_Prompt_
Of all the lines in the material, how many contain the word "this"? State the number alone.

_Dataset records_
..............................
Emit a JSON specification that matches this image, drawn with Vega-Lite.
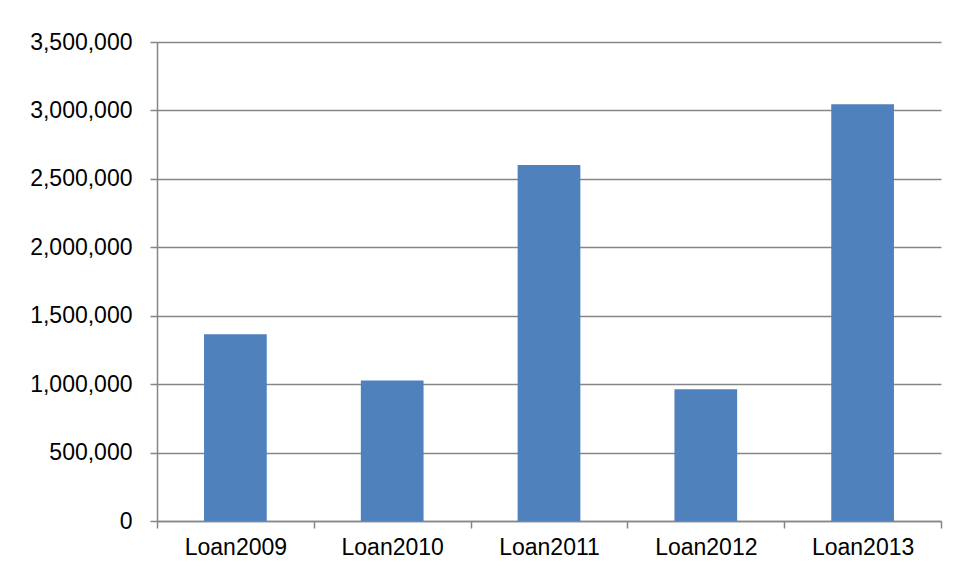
..............................
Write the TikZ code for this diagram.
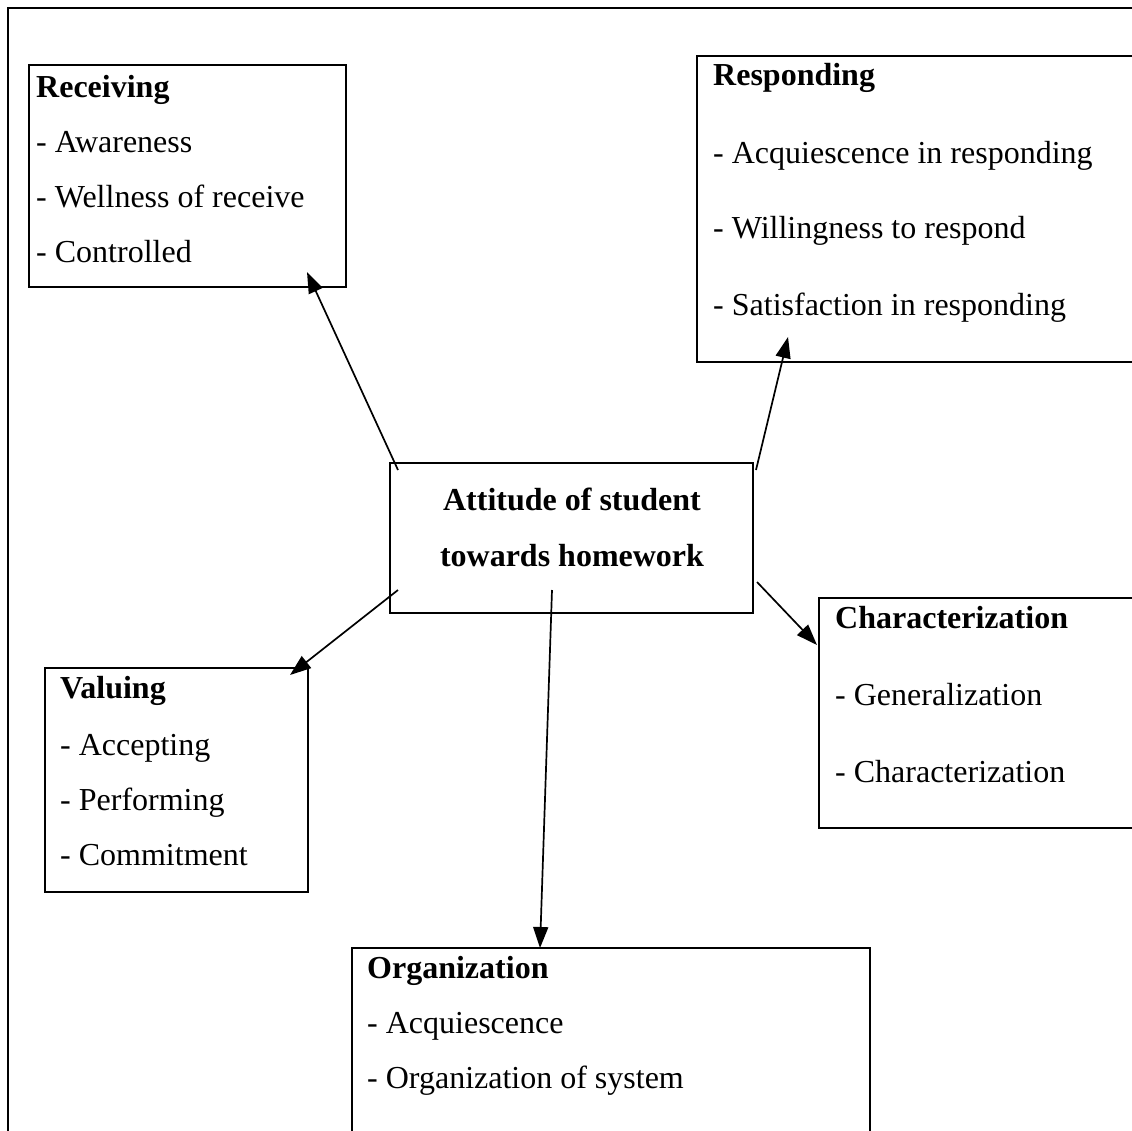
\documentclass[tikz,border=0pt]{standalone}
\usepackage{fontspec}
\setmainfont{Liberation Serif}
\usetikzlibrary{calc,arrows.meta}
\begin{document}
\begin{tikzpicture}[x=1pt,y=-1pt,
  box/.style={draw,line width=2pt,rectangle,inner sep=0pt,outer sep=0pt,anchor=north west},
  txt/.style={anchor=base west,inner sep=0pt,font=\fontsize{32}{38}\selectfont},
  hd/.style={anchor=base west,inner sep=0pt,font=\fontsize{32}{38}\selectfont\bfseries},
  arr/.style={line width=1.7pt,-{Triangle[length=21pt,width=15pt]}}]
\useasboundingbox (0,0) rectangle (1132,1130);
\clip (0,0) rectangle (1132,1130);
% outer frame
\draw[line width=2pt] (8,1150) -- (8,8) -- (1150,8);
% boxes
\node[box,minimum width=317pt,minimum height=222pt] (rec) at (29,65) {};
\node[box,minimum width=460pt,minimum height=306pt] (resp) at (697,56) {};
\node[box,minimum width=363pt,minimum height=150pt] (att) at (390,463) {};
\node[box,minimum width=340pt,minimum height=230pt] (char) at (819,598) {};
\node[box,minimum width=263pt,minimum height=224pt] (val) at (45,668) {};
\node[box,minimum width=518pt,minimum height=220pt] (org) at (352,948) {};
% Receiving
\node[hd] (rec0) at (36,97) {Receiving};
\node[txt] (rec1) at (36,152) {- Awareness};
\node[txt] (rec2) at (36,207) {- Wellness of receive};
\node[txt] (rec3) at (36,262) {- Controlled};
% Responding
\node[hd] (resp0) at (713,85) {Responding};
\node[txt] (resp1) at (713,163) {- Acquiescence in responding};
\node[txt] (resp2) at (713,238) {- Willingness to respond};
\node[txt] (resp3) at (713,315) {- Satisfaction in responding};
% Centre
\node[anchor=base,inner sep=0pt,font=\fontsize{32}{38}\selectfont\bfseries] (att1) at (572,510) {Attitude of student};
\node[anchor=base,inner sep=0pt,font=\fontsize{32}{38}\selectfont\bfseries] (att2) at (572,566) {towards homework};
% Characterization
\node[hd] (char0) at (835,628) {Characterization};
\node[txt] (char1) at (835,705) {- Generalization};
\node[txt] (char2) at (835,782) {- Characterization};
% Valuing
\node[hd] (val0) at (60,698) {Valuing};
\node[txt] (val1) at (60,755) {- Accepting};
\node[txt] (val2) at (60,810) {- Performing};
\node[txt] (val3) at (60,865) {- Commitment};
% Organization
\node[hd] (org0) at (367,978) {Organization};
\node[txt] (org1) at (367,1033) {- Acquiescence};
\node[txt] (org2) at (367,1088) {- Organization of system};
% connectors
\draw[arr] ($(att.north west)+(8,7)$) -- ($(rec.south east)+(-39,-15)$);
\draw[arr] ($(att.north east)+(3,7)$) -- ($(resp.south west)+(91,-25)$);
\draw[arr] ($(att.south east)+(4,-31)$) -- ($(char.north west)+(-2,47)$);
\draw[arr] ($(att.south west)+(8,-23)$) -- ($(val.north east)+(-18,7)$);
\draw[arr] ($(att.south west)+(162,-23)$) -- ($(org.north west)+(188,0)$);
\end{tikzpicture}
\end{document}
..............................
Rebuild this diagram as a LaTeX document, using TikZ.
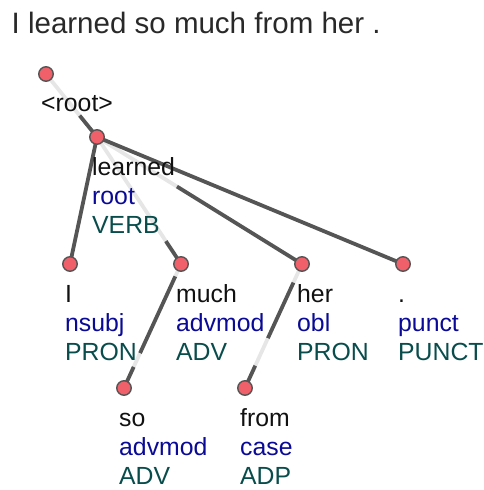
..............................
_Full response_
3